As many experts note, unfunded Defined Benefit (DB) schemes are very sensitive to demographic changes. A key demographic indicator is the old-age dependency ratio, which is the ratio of people aged 65 and over to those between 20 and 64 and that basically tell us how many workers per retiree there are. The chart below shows that the ratio will increase from the current 30 percent to 40 percent by 2030 and will reach almost 50 percent in 2050. So if in 2010 we have 3 workers per retiree in 2050 that ratio will be almost 2 to 1 in 2050. This clearly illustrates the impact of the wave of baby-boomers that are approaching retirement.
Source: Office of National Statistics
Possible reforms
Given this situation, what reforms have and can be implemented to guarantee the affordability of public sector pensions? As Professor Barr noted in an earlier post, the fact that people are living longer is a good thing. But in order to guarantee the affordability of pensions it will be necessary to change some aspects of pension systems such as allowing for later and more flexible retirement.
The previous Labour government already negotiated some far-reaching reforms with public sector unions, mostly reducing the generosity of future pension benefits, and hence applying to new entrants to the schemes but not to current members. The most important changes have been the following:
- Increasing the Normal Pension Age (NPA), which is the minimum age at which members can retire on a full pension. The NPA was increased from 60 to 65 years for new entrants to the NHS, Civil Service and Teachers’ schemes.

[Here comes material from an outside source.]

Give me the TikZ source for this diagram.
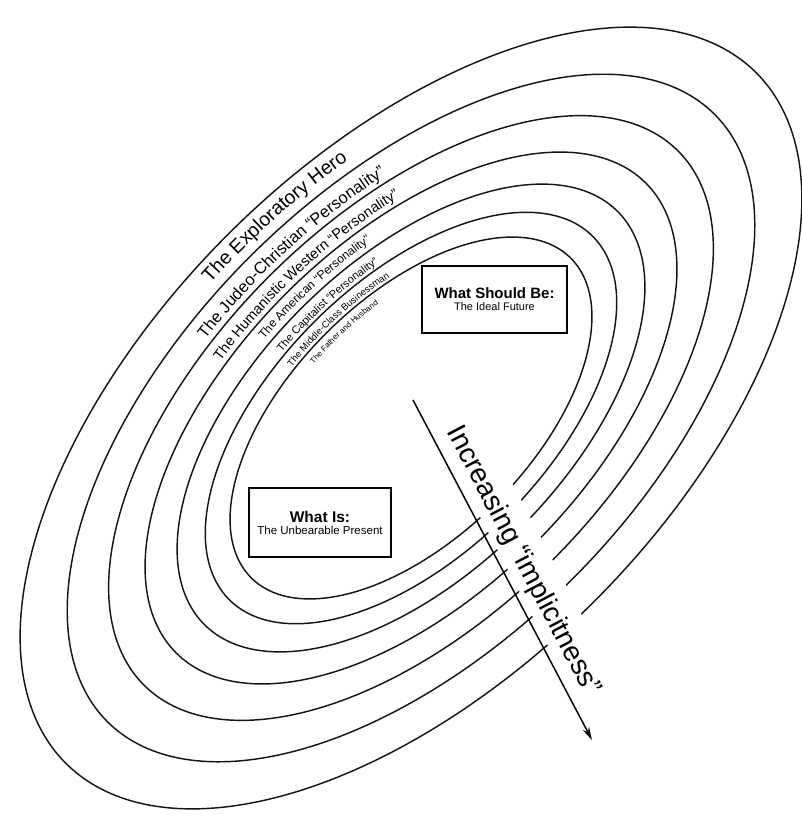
\documentclass[tikz,border=0pt]{standalone}
\usepackage{fontspec}
\setmainfont{Liberation Sans}
\usetikzlibrary{decorations.text,arrows.meta,calc}
\begin{document}
\begin{tikzpicture}[x=1pt,y=1pt,
  ell/.style={line width=1.45pt, black!92},
  box/.style={draw, line width=1.7pt, inner sep=0pt, align=center},
  arrowline/.style={line width=1.5pt, -{Stealth[length=13pt,width=7pt]}}
]
\def\ecx{411}\def\ecy{-418}\def\ea{226}\def\eb{120}
\fill[white] (0,0) rectangle (801,-816);
\useasboundingbox (0,0) rectangle (801,-816);

% nested ellipses
\foreach \k in {0,...,6}{
  \pgfmathsetmacro{\escale}{1.137^\k}
  \draw[ell] plot[smooth cycle, samples=144, domain=0:357.5]
    ({\ecx+\escale*(\ea*cos(\x)-\eb*sin(\x))*0.7071},{\ecy+\escale*(\ea*cos(\x)+\eb*sin(\x))*0.7071});
}

% arrow end points
\coordinate (arrS) at (413,-400);
\coordinate (arrE) at (592,-740);

% gap in the ellipses beside the arrow
\fill[white] ($(arrS)!5pt!90:(arrE)$) -- ($(arrS)!49pt!90:(arrE)$) -- ($(arrE)!49pt!-90:(arrS)$) -- ($(arrE)!5pt!-90:(arrS)$) -- cycle;

% labels along the ellipses
\path[decorate, decoration={text along path, text align=center, text={|\fontsize{19.5}{19.5}\selectfont|The Exploratory Hero}}]
  plot[samples=81, domain=-40:40] ({\ecx+1.985*(\ea*cos(83-\x)-\eb*sin(83-\x))*0.7071},{\ecy+1.985*(\ea*cos(83-\x)+\eb*sin(83-\x))*0.7071});
\path[decorate, decoration={text along path, text align=center, text={|\fontsize{16.5}{16.5}\selectfont|The Judeo-Christian “Personality”}}]
  plot[samples=91, domain=-45:45] ({\ecx+1.72*(\ea*cos(84-\x)-\eb*sin(84-\x))*0.7071},{\ecy+1.72*(\ea*cos(84-\x)+\eb*sin(84-\x))*0.7071});
\path[decorate, decoration={text along path, text align=center, text={|\fontsize{14.5}{14.5}\selectfont|The Humanistic Western “Personality”}}]
  plot[samples=101, domain=-50:50] ({\ecx+1.515*(\ea*cos(84-\x)-\eb*sin(84-\x))*0.7071},{\ecy+1.515*(\ea*cos(84-\x)+\eb*sin(84-\x))*0.7071});
\path[decorate, decoration={text along path, text align=center, text={|\fontsize{12}{12}\selectfont|The American “Personality”}}]
  plot[samples=101, domain=-50:50] ({\ecx+1.345*(\ea*cos(84-\x)-\eb*sin(84-\x))*0.7071},{\ecy+1.345*(\ea*cos(84-\x)+\eb*sin(84-\x))*0.7071});
\path[decorate, decoration={text along path, text align=center, text={|\fontsize{11}{11}\selectfont|The Capitalist “Personality”}}]
  plot[samples=101, domain=-50:50] ({\ecx+1.165*(\ea*cos(84-\x)-\eb*sin(84-\x))*0.7071},{\ecy+1.165*(\ea*cos(84-\x)+\eb*sin(84-\x))*0.7071});
\path[decorate, decoration={text along path, text align=center, text={|\fontsize{9.5}{9.5}\selectfont|The Middle-Class Businessman}}]
  plot[samples=101, domain=-50:50] ({\ecx+1.025*(\ea*cos(84-\x)-\eb*sin(84-\x))*0.7071},{\ecy+1.025*(\ea*cos(84-\x)+\eb*sin(84-\x))*0.7071});
\path[decorate, decoration={text along path, text align=center, text={|\fontsize{8}{8}\selectfont|The Father and Husband}}]
  plot[samples=101, domain=-50:50] ({\ecx+0.90*(\ea*cos(85-\x)-\eb*sin(85-\x))*0.7071},{\ecy+0.90*(\ea*cos(85-\x)+\eb*sin(85-\x))*0.7071});

% arrow and its label
\draw[arrowline] (arrS) -- (arrE);
\node[rotate=-62.24, inner sep=0pt, font=\fontsize{28}{28}\selectfont] (implab) at (523,-561) {Increasing “implicitness”};

% boxes
\node[box, minimum width=145pt, minimum height=67pt] (should) at (494.5,-299.5)
  {{\fontsize{15}{19}\selectfont\bfseries What Should Be:}\\{\fontsize{11}{13}\selectfont The Ideal Future}};
\node[box, minimum width=142pt, minimum height=69pt] (whatis) at (320,-522.5)
  {{\fontsize{15.5}{19}\selectfont\bfseries What Is:}\\{\fontsize{11.5}{13}\selectfont The Unbearable Present}};
\end{tikzpicture}
\end{document}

- Change in the accrual rate. This means that the benefit paid upon retirement will no longer be two-thirds of salary but lower.
- Change from final salary to career average for new entrants to the Civil Service scheme.

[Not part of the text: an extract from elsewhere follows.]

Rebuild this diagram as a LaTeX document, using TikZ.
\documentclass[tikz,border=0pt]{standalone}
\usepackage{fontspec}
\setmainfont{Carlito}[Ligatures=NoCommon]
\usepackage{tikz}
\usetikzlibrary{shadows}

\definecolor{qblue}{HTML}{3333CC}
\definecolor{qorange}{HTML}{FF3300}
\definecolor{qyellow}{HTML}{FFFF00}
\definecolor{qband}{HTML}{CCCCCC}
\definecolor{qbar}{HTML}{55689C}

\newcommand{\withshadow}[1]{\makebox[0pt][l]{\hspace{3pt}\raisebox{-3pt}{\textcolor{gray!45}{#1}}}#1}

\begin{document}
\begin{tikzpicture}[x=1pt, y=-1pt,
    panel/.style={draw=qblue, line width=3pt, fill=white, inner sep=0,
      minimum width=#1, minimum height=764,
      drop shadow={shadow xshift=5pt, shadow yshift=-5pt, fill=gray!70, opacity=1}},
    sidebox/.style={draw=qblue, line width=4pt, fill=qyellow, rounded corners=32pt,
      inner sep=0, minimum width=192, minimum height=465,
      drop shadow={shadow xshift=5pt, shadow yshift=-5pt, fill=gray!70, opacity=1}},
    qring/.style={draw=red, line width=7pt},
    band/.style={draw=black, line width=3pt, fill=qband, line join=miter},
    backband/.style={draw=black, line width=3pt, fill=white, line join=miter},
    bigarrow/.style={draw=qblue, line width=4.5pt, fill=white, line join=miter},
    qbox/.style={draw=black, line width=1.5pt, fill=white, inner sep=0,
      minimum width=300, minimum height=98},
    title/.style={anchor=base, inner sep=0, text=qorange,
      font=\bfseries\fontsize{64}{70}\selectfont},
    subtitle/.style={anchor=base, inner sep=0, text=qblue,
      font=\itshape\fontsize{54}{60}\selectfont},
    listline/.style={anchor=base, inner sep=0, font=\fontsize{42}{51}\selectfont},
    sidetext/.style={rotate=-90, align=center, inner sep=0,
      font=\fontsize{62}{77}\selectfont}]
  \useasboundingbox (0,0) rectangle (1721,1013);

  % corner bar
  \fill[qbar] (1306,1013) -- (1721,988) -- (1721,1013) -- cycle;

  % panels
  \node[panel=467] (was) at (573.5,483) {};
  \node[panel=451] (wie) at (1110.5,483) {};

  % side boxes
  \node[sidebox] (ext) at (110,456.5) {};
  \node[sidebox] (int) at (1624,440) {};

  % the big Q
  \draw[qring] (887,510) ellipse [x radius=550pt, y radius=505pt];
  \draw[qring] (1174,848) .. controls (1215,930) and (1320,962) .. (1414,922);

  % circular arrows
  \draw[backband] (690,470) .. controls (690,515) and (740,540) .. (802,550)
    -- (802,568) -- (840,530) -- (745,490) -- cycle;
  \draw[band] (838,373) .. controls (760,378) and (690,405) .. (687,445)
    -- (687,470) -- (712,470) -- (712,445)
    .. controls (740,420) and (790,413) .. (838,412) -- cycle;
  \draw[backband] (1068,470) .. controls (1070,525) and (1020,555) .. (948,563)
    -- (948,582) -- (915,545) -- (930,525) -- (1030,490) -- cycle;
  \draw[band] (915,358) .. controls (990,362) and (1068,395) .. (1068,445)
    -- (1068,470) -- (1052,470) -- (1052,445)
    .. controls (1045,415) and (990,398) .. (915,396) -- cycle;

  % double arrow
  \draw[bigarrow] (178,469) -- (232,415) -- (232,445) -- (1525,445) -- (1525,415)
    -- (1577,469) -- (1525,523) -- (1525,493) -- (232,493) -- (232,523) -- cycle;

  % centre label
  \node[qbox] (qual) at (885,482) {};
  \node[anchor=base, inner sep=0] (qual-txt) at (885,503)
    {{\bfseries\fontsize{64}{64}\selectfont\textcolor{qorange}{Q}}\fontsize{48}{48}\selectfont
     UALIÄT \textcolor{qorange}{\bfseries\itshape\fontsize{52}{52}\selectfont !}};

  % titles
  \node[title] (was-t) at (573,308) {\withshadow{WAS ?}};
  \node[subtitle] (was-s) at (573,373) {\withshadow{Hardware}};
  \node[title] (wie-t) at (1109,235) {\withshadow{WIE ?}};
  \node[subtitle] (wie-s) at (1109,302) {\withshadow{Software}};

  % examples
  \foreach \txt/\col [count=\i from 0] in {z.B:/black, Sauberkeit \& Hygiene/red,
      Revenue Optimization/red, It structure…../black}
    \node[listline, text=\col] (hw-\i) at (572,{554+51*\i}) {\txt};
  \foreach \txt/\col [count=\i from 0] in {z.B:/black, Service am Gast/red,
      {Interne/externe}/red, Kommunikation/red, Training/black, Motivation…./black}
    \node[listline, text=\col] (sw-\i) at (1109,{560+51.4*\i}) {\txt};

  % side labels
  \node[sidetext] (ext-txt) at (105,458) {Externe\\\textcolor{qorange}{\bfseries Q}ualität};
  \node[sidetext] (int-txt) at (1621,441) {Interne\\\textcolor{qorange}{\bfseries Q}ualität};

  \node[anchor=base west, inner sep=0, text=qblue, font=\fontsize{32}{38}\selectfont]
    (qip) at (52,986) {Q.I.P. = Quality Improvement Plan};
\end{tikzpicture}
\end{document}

- Increase members’ contribution. This has already been applied to all members of the NHS and Teachers’ fund.
- Late retirement enhancement. This has only been applied to members of the NHS, Teachers’ and Civil Service fund.
Given population aging and the need of future governments to contain public spending, these measures may not be enough. In this scenario, further measures may include more radical changes, such as a change in the defined benefit formula to career average earnings for existing and new members of all schemes.
An even more drastic measure could be to switch from the current unfunded defined benefit arrangement to a funded defined contributions one, as UK private sector companies have been steadily doing throughout the last decade. With political pressure mounting to equalize pension provision among public and private employees, if the government wants to make a major difference it will certainly be looking at these options.
Any future changes will need to be carefully negotiated with the public sector unions. Pensions are highly sensitive issues that people care about deeply, and which govern how they make life choices about where to work. Unison’s General Secretary Dave Prentis has already warned of possible industrial action if reforms are implemented with inadequate negotiations. This is not an issue that will go away any time soon.